A Téleghma (Mila) les mêmes problèmes de récolte se posent. En ce mois de mai 2022, la récolte de l’ail est manuelle.

« Il nous faudrait du matériel moderne de récolte. Nous avons fabriqué un engin pour déterrer l’ail mais cela ne suffit pas », confie un producteur à la chaîne Filaha.

Il poursuit : « Le travail de récolte est pénible. Nous avons du mal à trouver de la main d’œuvre. Actuellement, nous employons des migrants sub-sahariens. »

A El Oued, en l’absence de planteuse d’ail, un agriculteur a construit un engin permettant de faciliter la tâche : un fut métallique sur lequel ont été soudées des pointes en acier.

Une fois tiré par deux ouvriers, son passage sur le sable laisse la trace des pointes. Elles constituent autant de trous où les ouvriers disposent des gousses d’ail. A Téleghma ou à El Oued, seule l’ingéniosité des agriculteurs algériens permet de faire face au manque criant de matériel spécialisé.

[Crédits : DR]


Des conditions rigoureuses afin d’éviter les dérives

C’est fin mai, à l’occasion d’une journée d’information, qu’Ahmed Zeghdar, ministre de l’Industrie, a précisé le nouveau cadre juridique régissant l’importation des chaînes et équipements de production rénovés.

Le législateur a tenu à mettre des garde-fous. L’importation ne peut concerner du matériel produit localement, n’est accordée qu’aux activités contribuant à la substitution des importations et n’est attribuée qu’aux seules filières stratégiques.

Les opérateurs doivent justifier d’un apport correspondant à 30 % de la valeur du matériel. Celui-ci doit avoir moins de dix ans d’âge et une durée de vie minimale de dix années, voire de 12 concernant les équipements agroalimentaires.

Enfin, l’importateur doit attester l’existence d’infrastructures adaptées à la mise en marche des équipements.
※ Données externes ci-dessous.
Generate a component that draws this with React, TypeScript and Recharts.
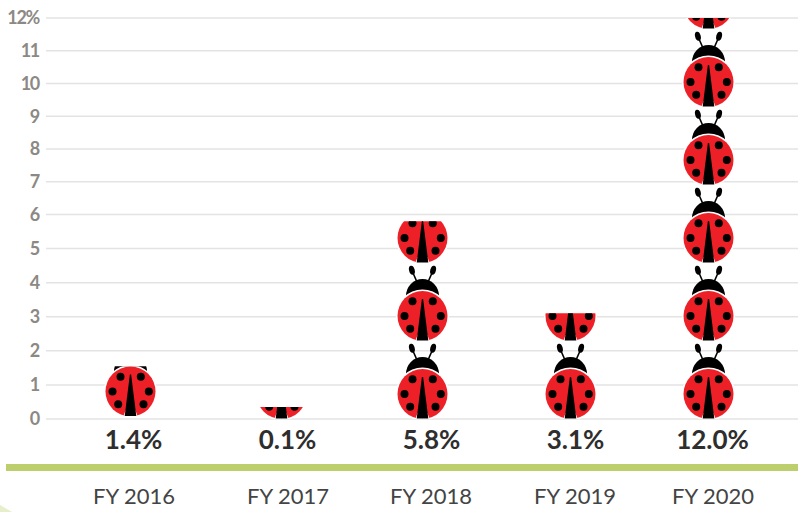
import { BarChart, Bar, XAxis, YAxis, CartesianGrid, LabelList } from 'recharts'

const years = ['FY 2016', 'FY 2017', 'FY 2018', 'FY 2019', 'FY 2020']
// height of the ladybug column as drawn (the two small ones are taller than their printed rate)
const columnHeights = [1.55, 0.35, 5.8, 3.1, 12]
const rateLabels = ['1.4%', '0.1%', '5.8%', '3.1%', '12.0%']
const yTicks = [0, 1, 2, 3, 4, 5, 6, 7, 8, 9, 10, 11, 12]

// the source artwork is hand placed, so columns sit a little off the even bands
const bugNudge = [-3, 3, -1, 2, -5]
const bugLift = [2.5, 0, 0, 0, 0]
const rateNudge = [0, 9, 8, 7, -1]
const yearNudge = [1, 10, 8, 7, 0]

const TILE = 78
const BODY_R = 25
// the printed axis is not quite even: rows above 6 are tighter than rows below it
const AXIS_BEND_VALUE = 6
const AXIS_BEND_SHARE = 0.51

const data = years.map((year, i) => ({ year, height: columnHeights[i], rate: rateLabels[i] }))

const spots = [
    [-10, -14.7],
    [10.3, -14.7],
    [-18, 0],
    [18.3, 0],
    [-12.3, 12.7],
    [13, 12.7]
]

function bentScale() {
    let dom = [0, 12]
    let ran = [0, 1]
    const scale: any = (v: number) => {
        const [d0, d1] = dom
        const share =
            v <= AXIS_BEND_VALUE
                ? ((v - d0) / (AXIS_BEND_VALUE - d0)) * AXIS_BEND_SHARE
                : AXIS_BEND_SHARE + ((v - AXIS_BEND_VALUE) / (d1 - AXIS_BEND_VALUE)) * (1 - AXIS_BEND_SHARE)
        return ran[0] + share * (ran[1] - ran[0])
    }
    scale.domain = (d?: number[]) => {
        if (!d) return dom
        dom = d.map(Number)
        return scale
    }
    scale.range = (r?: number[]) => {
        if (!r) return ran
        ran = r
        return scale
    }
    scale.ticks = () => yTicks
    scale.copy = () => bentScale().domain(dom).range(ran)
    return scale
}

function Ladybug({ cy }: { cy: number }) {
    return (
        <g transform={`translate(0 ${cy})`}>
            {[-1, 1].map((s) => (
                <g key={s} transform={`scale(${s} 1)`}>
                    <line x1={5.5} y1={-34} x2={9.5} y2={-43} stroke="#000" strokeWidth={1.6} />
                    <ellipse cx={10.6} cy={-45.7} rx={2.8} ry={4.6} fill="#000" transform="rotate(15 10.6 -45.7)" />
                </g>
            ))}
            <path d="M-16.5 -20 A16.5 17 0 0 1 16.5 -20 Z" fill="#000" />
            <circle r={BODY_R + 1.6} fill="#fff" />
            <circle r={BODY_R} fill="#ED2027" />
            <path d="M-7.5 26 L-5 19 L5 19 L7.5 26 Z" fill="#fff" />
            <path d="M-5.8 24.4 L-0.6 -17 L0.6 -17 L5.8 24.4 Z" fill="#000" />
            {spots.map(([x, y], i) => (
                <circle key={i} cx={x} cy={y} r={4} fill="#000" />
            ))}
        </g>
    )
}

function BugColumn(props: any) {
    const { x, y, width, height, index } = props
    const cx = x + width / 2 + bugNudge[index]
    const bottom = y + height - bugLift[index]
    const count = Math.ceil(height / TILE)
    const clipId = `bug-clip-${index}`
    return (
        <g>
            <clipPath id={clipId}>
                <rect x={cx - 40} y={y} width={80} height={height} />
            </clipPath>
            <g clipPath={`url(#${clipId})`}>
                <g transform={`translate(${cx} 0)`}>
                    {Array.from({ length: count }).map((_, i) => (
                        <Ladybug key={i} cy={bottom - BODY_R - i * TILE} />
                    ))}
                </g>
            </g>
        </g>
    )
}

function RateLabel(props: any) {
    const { x, y, width, height, value, index } = props
    return (
        <text
            x={x + width / 2 + rateNudge[index]}
            y={y + height + 30}
            textAnchor="middle"
            fontFamily="Lato, sans-serif"
            fontWeight={700}
            fontSize={26}
            fill="#2f2e2e"
        >
            {value}
        </text>
    )
}

function YearTick(props: any) {
    const { x, y, payload, index } = props
    return (
        <text
            x={x + yearNudge[index]}
            y={y + 77}
            textAnchor="middle"
            fontFamily="Lato, sans-serif"
            fontSize={22}
            fill="#444"
        >
            {payload.value}
        </text>
    )
}

export default function App() {
    return (
        <div style={{ position: 'absolute', left: 0, top: 0, width: 798, height: 512, overflow: 'hidden', background: '#fff' }}>
            <svg width={50} height={30} style={{ position: 'absolute', left: 0, bottom: 0 }}>
                <path d="M0 23 L12 30 L0 30 Z" fill="#e6eecb" />
            </svg>
            <div style={{ position: 'absolute', left: 6, top: 464, width: 792, height: 7, background: '#bdcf6c' }} />
            <BarChart
                width={798}
                height={512}
                data={data}
                margin={{ top: 18, right: 0, bottom: 0, left: 0 }}
                style={{ position: 'absolute', left: 0, top: 0 }}
            >
                <CartesianGrid vertical={false} stroke="#e3e3e3" strokeWidth={1.5} />
                <XAxis
                    dataKey="year"
                    height={93}
                    axisLine={false}
                    tickLine={false}
                    interval={0}
                    padding={{ left: 14.5, right: 12.5 }}
                    tick={<YearTick />}
                />
                <YAxis
                    width={46}
                    scale={bentScale()}
                    domain={[0, 12]}
                    ticks={yTicks}
                    interval={0}
                    axisLine={false}
                    tickLine={false}
                    tickFormatter={(v: number) => (v === 12 ? '12%' : String(v))}
                    tick={{ fill: '#8c8984', fontSize: 18, fontWeight: 700, fontFamily: 'Lato, sans-serif', letterSpacing: -1.3 }}
                    tickMargin={1}
                />
                <Bar dataKey="height" barSize={60} isAnimationActive={false} shape={<BugColumn />}>
                    <LabelList dataKey="rate" content={<RateLabel />} />
                </Bar>
            </BarChart>
        </div>
    )
}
Un contrôle à posteriori a même été prévu. Une fois le matériel dédouané, l’opérateur devra pouvoir présenter un certificat d’entrée en exploitation établi par un expert assermenté.

Une porte ouverte vers la modernisation

Au delà de la réduction de la pénibilité, le matériel agricole importé permet d’introduire de nouvelles cultures ou pratiques. La pomme de terre d’El Oued doit son développement à la mise au point de pivots rotatifs par d’ingénieux artisans locaux.

L’extension des surfaces en maïs à Menea ou Adrar n’est possible que grâce aux semoirs mono-grains. Et c’est l’importation d’enrubanneuses à poste fixe qui a permis le développement de l’ensilage du maïs si apprécié des éleveurs.

Quant aux remorques mélangeuses présentes à Sétif ou Constantine, elles permettent de nourrir les vaches à moindre coût.

Ces engins permettent la valorisation des sous-produits des industries agro-alimentaires : drêches de brasserie, mélasse, issues de meunerie, grignons d’olive ou urée.

Des besoins très divers en matériel

La liste du matériel recherché par les agriculteurs est longue : tracteurs de 150 chevaux, tracteurs munis de GPS, pulvérisateurs à large envergure, matériel spécialisé pour la culture de la pomme de terre ou le maraîchage. C’est dire combien la récente loi sur l’importation de matériel rénové est porteuse d’espoir dans le milieu agricole.